The independent review, which will be led by a former senior civil servant, will assess the UK’s rules on political financing and the safeguards in place to detect and prevent “illicit money from abroad”.
The review will also look at the rules around cryptocurrencies, which Nigel Farage’s Reform party has said it will accept as a form of political donation.
Security minister Dan Jarvis said the review, which is expected to conclude by March, would “help to strengthen our democracy against covert attempts to interfere with our sovereign affairs”.
“It will rigorously test the financial safeguards we currently have in place and ensure we have all the tools necessary to disrupt and deter threats,” Jarvis added.

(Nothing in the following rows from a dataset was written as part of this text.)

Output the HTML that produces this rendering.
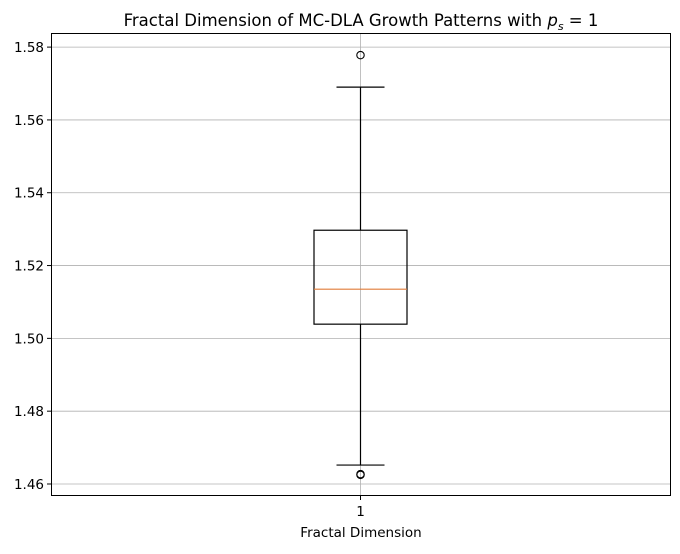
<!DOCTYPE html>
<html><head><meta charset="utf-8"><style>
body{margin:0;background:#fff;}
svg text{font-family:"DejaVu Sans","Liberation Sans",sans-serif;}
</style></head><body>
<svg id="chart" width="680" height="549" xmlns="http://www.w3.org/2000/svg">
<rect width="680" height="549" fill="#fff"/>
<text x="361" y="26" font-size="16.5" text-anchor="middle">Fractal Dimension of MC-DLA Growth Patterns with <tspan font-style="italic">p</tspan><tspan font-style="italic" font-size="11" dy="4">s</tspan><tspan dy="-4"> = 1</tspan></text>
<g id="grid"></g>
<g id="marks"></g>
<rect x="51.5" y="33.5" width="619" height="462" fill="none" stroke="#000" stroke-width="1"/>
<text x="361" y="537" font-size="13.5" text-anchor="middle">Fractal Dimension</text>
</svg>
<script>
const yTicks=[1.46,1.48,1.50,1.52,1.54,1.56,1.58];
const yTickLabels=["1.46","1.48","1.50","1.52","1.54","1.56","1.58"];
const categories=["1"];
const whiskerLow=[1.4652];
const q1=[1.5039];
const median=[1.5135];
const q3=[1.5297];
const whiskerHigh=[1.5690];
const outliers=[[1.5778,1.4627,1.4625]];
const yMin=1.4567,yMax=1.5836,plotTop=34,plotBottom=496,plotLeft=51,plotRight=670;
function y(v){return plotBottom-(v-yMin)/(yMax-yMin)*(plotBottom-plotTop);}
function x(i){return plotLeft+(i+0.5)*(plotRight-plotLeft)/categories.length;}
const NS="http://www.w3.org/2000/svg";
function mk(t,a,p){const e=document.createElementNS(NS,t);for(const k in a)e.setAttribute(k,a[k]);p.appendChild(e);return e;}
const g=document.getElementById('grid'),m=document.getElementById('marks');
yTicks.forEach((v,i)=>{
 const l=mk('line',{x1:plotLeft,x2:plotRight,y1:y(v),y2:y(v),stroke:'#b0b0b0','stroke-width':0.8},g);
 
 
 const t=mk('line',{x1:plotLeft-4,x2:plotLeft,y1:y(v),y2:y(v),stroke:'#000'},g);
 
 
 const tx=mk('text',{x:plotLeft-7,y:y(v)+5,'font-size':13.5,'text-anchor':'end'},g);
 tx.textContent=yTickLabels[i];
 
 
});
categories.forEach((c,i)=>{
 const cx=x(i);
 const vg=mk('line',{x1:cx,x2:cx,y1:plotTop,y2:plotBottom,stroke:'#b0b0b0','stroke-width':0.8},g);
 
 
 const tk=mk('line',{x1:cx,x2:cx,y1:plotBottom,y2:plotBottom+4,stroke:'#000'},g);
 
 
 const tl=mk('text',{x:cx,y:plotBottom+20,'font-size':13.5,'text-anchor':'middle'},g);
 tl.textContent=c;
 
 
 const bw=93,cw=48;
 const w1=mk('line',{x1:cx,x2:cx,y1:y(q1[i]),y2:y(whiskerLow[i]),stroke:'#000','stroke-width':1.2},m);
 
 
 const w2=mk('line',{x1:cx,x2:cx,y1:y(q3[i]),y2:y(whiskerHigh[i]),stroke:'#000','stroke-width':1.2},m);
 
 
 const c1=mk('line',{x1:cx-cw/2,x2:cx+cw/2,y1:y(whiskerLow[i]),y2:y(whiskerLow[i]),stroke:'#000','stroke-width':1.2},m);
 
 
 const c2=mk('line',{x1:cx-cw/2,x2:cx+cw/2,y1:y(whiskerHigh[i]),y2:y(whiskerHigh[i]),stroke:'#000','stroke-width':1.2},m);
 
 
 const b=mk('rect',{x:cx-bw/2,y:y(q3[i]),width:bw,height:y(q1[i])-y(q3[i]),fill:'none',stroke:'#000','stroke-width':1.2},m);
 
 
 const md=mk('line',{x1:cx-bw/2,x2:cx+bw/2,y1:y(median[i]),y2:y(median[i]),stroke:'#e07b39','stroke-width':1.2},m);
 
 
 outliers[i].forEach(v=>{
  const o=mk('circle',{cx:cx,cy:y(v),r:3.7,fill:'none',stroke:'#000','stroke-width':1.1},m);
  
  
 });
});
</script>
</body></html>
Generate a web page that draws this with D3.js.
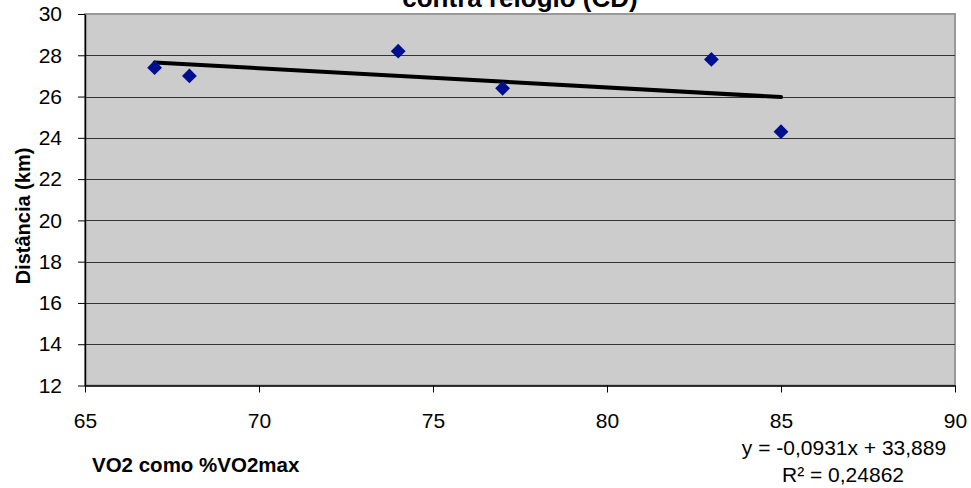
<!DOCTYPE html>
<html><head><meta charset="utf-8">
<script src="https://cdn.jsdelivr.net/npm/d3@7"></script>
<style>body{margin:0;background:#fff;} svg{display:block;font-family:Arial,"Liberation Sans",sans-serif;}</style>
</head><body>
<svg id="c" width="971" height="488"></svg>
<script>
const vo2 = [67, 68, 74, 77, 83, 85];
const distancia = [27.4, 27.0, 28.2, 26.4, 27.8, 24.3];
const xTicks = [65, 70, 75, 80, 85, 90];
const yTicks = [12, 14, 16, 18, 20, 22, 24, 26, 28, 30];
const trendSlope = -0.0931, trendIntercept = 33.889;
const eqLabel = "y = -0,0931x + 33,889";
const r2Label = "R² = 0,24862";
const title = "contra relógio (CD)";
const xTitle = "VO2 como %VO2max";
const yTitle = "Distância (km)";

const svg = d3.select("#c");
const L = 85, R = 955, T = 14, B = 385.5;
const x = d3.scaleLinear().domain([65, 90]).range([L, R]);
const y = d3.scaleLinear().domain([12, 30]).range([B, T]);

svg.append("rect").attr("x", L).attr("y", T).attr("width", R - L).attr("height", B - T)
  .attr("fill", "#cccccc").attr("stroke", "#999999").attr("stroke-width", 2);

svg.append("g").selectAll("line").data(yTicks.filter(d => d > 12 && d < 30)).join("line")
  .attr("x1", L).attr("x2", R).attr("y1", d => Math.round(y(d)) + 0.5).attr("y2", d => Math.round(y(d)) + 0.5)
  .attr("stroke", "#333333").attr("stroke-width", 1);

const xa = svg.append("g").attr("transform", `translate(0,${B})`)
  .call(d3.axisBottom(x).tickValues(xTicks).tickSize(7).tickPadding(21).tickSizeOuter(0));
const ya = svg.append("g").attr("transform", `translate(${L},0)`)
  .call(d3.axisLeft(y).tickValues(yTicks).tickSize(7).tickPadding(16).tickSizeOuter(0));
[xa, ya].forEach(a => {
  a.select(".domain").attr("stroke", "#000").attr("stroke-width", 1.5);
  a.selectAll(".tick line").attr("stroke", "#000");
  a.selectAll("text").attr("font-size", 21).attr("fill", "#000").attr("font-family", "Arial, Liberation Sans, sans-serif");
});

svg.append("line")
  .attr("x1", x(d3.min(vo2))).attr("y1", y(trendSlope * d3.min(vo2) + trendIntercept))
  .attr("x2", x(d3.max(vo2))).attr("y2", y(trendSlope * d3.max(vo2) + trendIntercept))
  .attr("stroke", "#000").attr("stroke-width", 4).attr("stroke-linecap", "round");

const sym = d3.symbol().type(d3.symbolDiamond2).size(140);
svg.append("g").selectAll("path").data(vo2.map((v, i) => [v, distancia[i]])).join("path")
  .attr("d", sym).attr("transform", d => `translate(${x(d[0])},${y(d[1])})`)
  .attr("fill", "#000f8f");

svg.append("text").attr("x", 520).attr("y", 7).attr("text-anchor", "middle")
  .attr("font-size", 26).attr("font-weight", "bold").text(title);
svg.append("text").attr("x", 92).attr("y", 472).attr("font-size", 20.5).attr("font-weight", "bold").text(xTitle);
svg.append("text").attr("transform", "translate(30,216) rotate(-90)").attr("text-anchor", "middle")
  .attr("font-size", 20).attr("font-weight", "bold").text(yTitle);
svg.append("text").attr("x", 844).attr("y", 455).attr("text-anchor", "middle").attr("font-size", 21).text(eqLabel);
svg.append("text").attr("x", 843).attr("y", 482).attr("text-anchor", "middle").attr("font-size", 21).text(r2Label);
</script>
</body></html>
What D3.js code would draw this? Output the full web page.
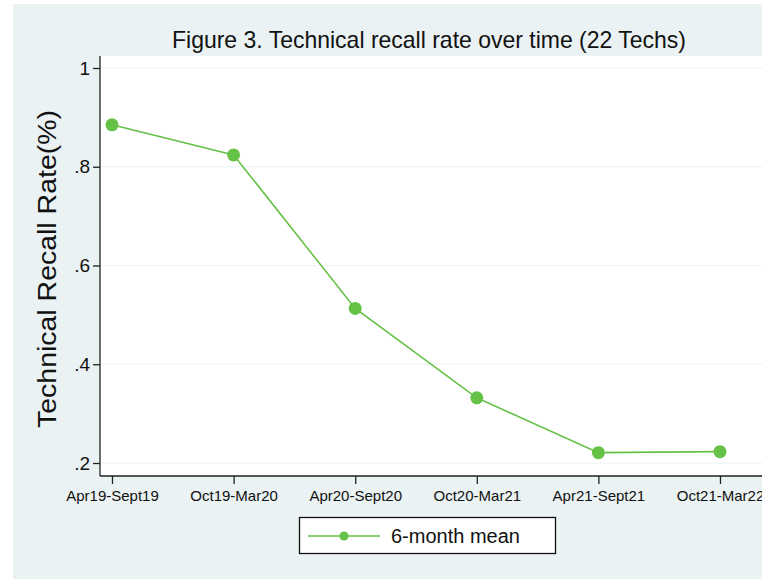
<!DOCTYPE html>
<html>
<head>
<meta charset="utf-8">
<script src="https://cdn.jsdelivr.net/npm/d3@7"></script>
<style>
  body { margin: 0; background: #fff; }
  svg text { font-family: "Liberation Sans", Arial, sans-serif; fill: #111; }
</style>
</head>
<body>
<div id="chart"></div>
<script>
// periods and 6-month means
var periods = ["Apr19-Sept19", "Oct19-Mar20", "Apr20-Sept20", "Oct20-Mar21", "Apr21-Sept21", "Oct21-Mar22"];
var means = [0.885, 0.824, 0.513, 0.332, 0.221, 0.223];
var yTicks = [0.2, 0.4, 0.6, 0.8, 1];

var width = 762, height = 579;
var green = "#66c147";

var svg = d3.select("#chart").append("svg")
    .attr("width", width)
    .attr("height", height);

// outer background
svg.append("rect")
    .attr("x", 13).attr("y", 4)
    .attr("width", width - 13).attr("height", height - 4)
    .attr("fill", "#eaf2f3");

// plot region
var plot = { left: 100, top: 56, right: 762, bottom: 475 };
svg.append("rect")
    .attr("x", plot.left).attr("y", plot.top)
    .attr("width", plot.right - plot.left).attr("height", plot.bottom - plot.top)
    .attr("fill", "#fff");

var x = d3.scaleLinear().domain([0, periods.length - 1]).range([112, 720]);
var y = d3.scaleLinear().domain([0.2, 1]).range([463, 68]);

// gridlines
svg.append("g").selectAll("line")
    .data(yTicks)
  .enter().append("line")
    .attr("x1", plot.left).attr("x2", plot.right)
    .attr("y1", function(d){ return y(d); })
    .attr("y2", function(d){ return y(d); })
    .attr("stroke", "#eaf2f3")
    .attr("stroke-width", 1.2);

// y axis
var yAxis = svg.append("g")
    .attr("transform", "translate(" + plot.left + ",0)")
    .call(d3.axisLeft(y).tickValues(yTicks).tickSize(7).tickPadding(3)
      .tickFormat(function(d){ return d === 1 ? "1" : d3.format(".1f")(d).replace(/^0/, ""); }));
yAxis.select(".domain").attr("d", "M0," + plot.top + "V" + (plot.bottom + 1)).attr("stroke", "#222").attr("stroke-width", 1.3);
yAxis.selectAll(".tick line").attr("stroke", "#222").attr("stroke-width", 1.3);
yAxis.selectAll(".tick text").attr("font-size", 19).attr("font-family", null).attr("fill", "#111");

// x axis
var xAxis = svg.append("g")
    .attr("transform", "translate(0," + (plot.bottom + 1) + ")")
    .call(d3.axisBottom(x).tickValues(d3.range(periods.length)).tickSize(8).tickPadding(6)
      .tickFormat(function(d){ return periods[d]; }));
xAxis.select(".domain").attr("d", "M" + plot.left + ",0H" + plot.right).attr("stroke", "#222").attr("stroke-width", 1.3);
xAxis.selectAll(".tick line").attr("stroke", "#222").attr("stroke-width", 1.3);
xAxis.selectAll(".tick text").attr("font-size", 15).attr("font-family", null).attr("fill", "#111");

// series line + markers
var line = d3.line()
    .x(function(d, i){ return x(i); })
    .y(function(d){ return y(d); });

svg.append("path")
    .datum(means)
    .attr("d", line)
    .attr("fill", "none")
    .attr("stroke", green)
    .attr("stroke-width", 1.6);

svg.append("g").selectAll("circle")
    .data(means)
  .enter().append("circle")
    .attr("cx", function(d, i){ return x(i); })
    .attr("cy", function(d){ return y(d); })
    .attr("r", 6.5)
    .attr("fill", green);

// title
svg.append("text")
    .attr("x", 172).attr("y", 48)
    .attr("font-size", 24)
    .attr("textLength", 514)
    .attr("lengthAdjust", "spacingAndGlyphs")
    .text("Figure 3. Technical recall rate over time (22 Techs)");

// y axis title
svg.append("text")
    .attr("transform", "translate(56,428) rotate(-90)")
    .attr("font-size", 26)
    .attr("textLength", 318)
    .attr("lengthAdjust", "spacingAndGlyphs")
    .text("Technical Recall Rate(%)");

// legend
var lg = svg.append("g");
lg.append("rect")
    .attr("x", 299.5).attr("y", 517.5)
    .attr("width", 256).attr("height", 36)
    .attr("fill", "#fff")
    .attr("stroke", "#111")
    .attr("stroke-width", 1.3);
lg.append("line")
    .attr("x1", 308).attr("x2", 380)
    .attr("y1", 536).attr("y2", 536)
    .attr("stroke", green).attr("stroke-width", 1.6);
lg.append("circle")
    .attr("cx", 344).attr("cy", 536).attr("r", 4.5)
    .attr("fill", green);
lg.append("text")
    .attr("x", 391).attr("y", 543)
    .attr("font-size", 20)
    .text("6-month mean");
</script>
</body>
</html>
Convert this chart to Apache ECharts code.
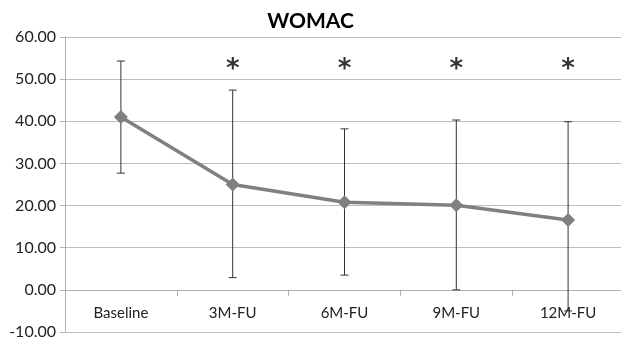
<!DOCTYPE html>
<html>
<head>
<meta charset="utf-8">
<script src="https://cdn.jsdelivr.net/npm/echarts@6/dist/echarts.min.js"></script>
<style>
  html, body { margin: 0; padding: 0; background: #fff; }
  #chart { width: 621px; height: 340px; }
</style>
</head>
<body>
<div id="chart"></div>
<script>
// WOMAC scores over follow-up
const categories = ['Baseline', '3M-FU', '6M-FU', '9M-FU', '12M-FU'];
const means = [41.0, 25.0, 20.8, 20.1, 16.6];
const upper = [54.3, 47.4, 38.2, 40.3, 39.9];
const lower = [27.7, 2.9, 3.5, 0.0, -5.0];
// asterisks mark significant change vs baseline
const starY = [null, 54, 54, 54, 54];
const yTicks = { min: -10, max: 60, interval: 10 };

const fontFamily = 'Lato, "Open Sans", sans-serif';

const chart = echarts.init(document.getElementById('chart'));

const errData = categories.map((c, i) => [i, lower[i], upper[i]]);
const starData = categories.map((c, i) => [i, starY[i]]).filter(d => d[1] != null);

const option = {
  animation: false,
  title: {
    text: 'WOMAC',
    left: 'center',
    top: 6,
    textStyle: { fontFamily, fontSize: 21, fontWeight: 'bold', color: '#000' }
  },
  grid: { left: 65, right: -3, top: 37, bottom: 8, containLabel: false, outerBoundsMode: 'none' },
  xAxis: {
    type: 'category',
    data: categories,
    boundaryGap: true,
    axisLine: { onZero: true, lineStyle: { color: '#b0b0b0', width: 1 } },
    axisTick: { show: true, length: 6, lineStyle: { color: '#b0b0b0' } },
    // labels sit between the zero line and -10
    axisLabel: { margin: -26, fontFamily, fontSize: 15, color: '#222' },
    splitLine: { show: false }
  },
  yAxis: {
    type: 'value',
    min: yTicks.min,
    max: yTicks.max,
    interval: yTicks.interval,
    axisLine: { show: true, lineStyle: { color: '#b0b0b0' } },
    axisTick: { show: true, length: 5, lineStyle: { color: '#b0b0b0' } },
    axisLabel: { margin: 9, fontFamily, fontSize: 16, color: '#222',
      formatter: v => v.toFixed(2) },
    splitLine: { show: true, lineStyle: { color: '#bdbdbd', width: 1 } }
  },
  series: [
    {
      type: 'custom',
      name: 'sd',
      data: errData,
      z: 1,
      renderItem: (params, api) => {
        const x = api.value(0);
        const lo = api.coord([x, api.value(1)]);
        const hi = api.coord([x, api.value(2)]);
        const w = 4;
        const style = { stroke: '#333', lineWidth: 1, fill: null };
        return {
          type: 'group',
          children: [
            { type: 'line', shape: { x1: lo[0], y1: lo[1], x2: hi[0], y2: hi[1] }, style },
            { type: 'line', shape: { x1: hi[0] - w, y1: hi[1], x2: hi[0] + w, y2: hi[1] }, style },
            { type: 'line', shape: { x1: lo[0] - w, y1: lo[1], x2: lo[0] + w, y2: lo[1] }, style }
          ]
        };
      }
    },
    {
      type: 'line',
      name: 'WOMAC',
      data: means,
      z: 3,
      symbol: 'diamond',
      symbolSize: 14,
      lineStyle: { color: '#808080', width: 3.5 },
      itemStyle: { color: '#808080' }
    },
    {
      type: 'scatter',
      name: 'sig',
      data: starData,
      symbolSize: 1,
      itemStyle: { color: 'rgba(0,0,0,0)' },
      label: {
        show: true,
        position: 'inside',
        formatter: '*',
        fontFamily: 'DejaVu Sans',
        fontSize: 26,
        fontWeight: 'bold',
        color: '#000',
        offset: [0, 8]
      }
    }
  ]
};

chart.setOption(option);
</script>
</body>
</html>
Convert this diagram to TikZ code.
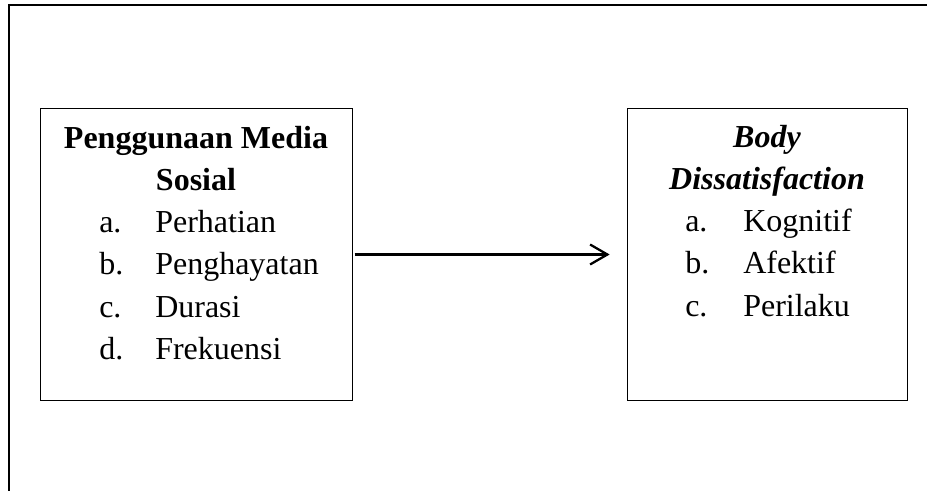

Gill, also formerly the leader of Reform in Wales, was last month sentenced to more than 10 years in prison for taking about £40,000 worth of bribes between 2018 and 2019 when he was an MEP.
In return, he made pro-Russian statements in the European parliament, along with giving interviews and writing opinion pieces that advanced Russian narratives.
He took the bribes from a pro-Russian politician in Ukraine, Oleg Voloshyn, according to the Crown Prosecution Service.
Gill was a member of the European parliament from 2014 to 2020, first for Ukip and then for the Brexit party, which was later rebranded Reform. He served as Reform’s leader in Wales in 2021.
Philip Rycroft, the former permanent secretary of the Department for Exiting the EU, has been appointed to lead the review.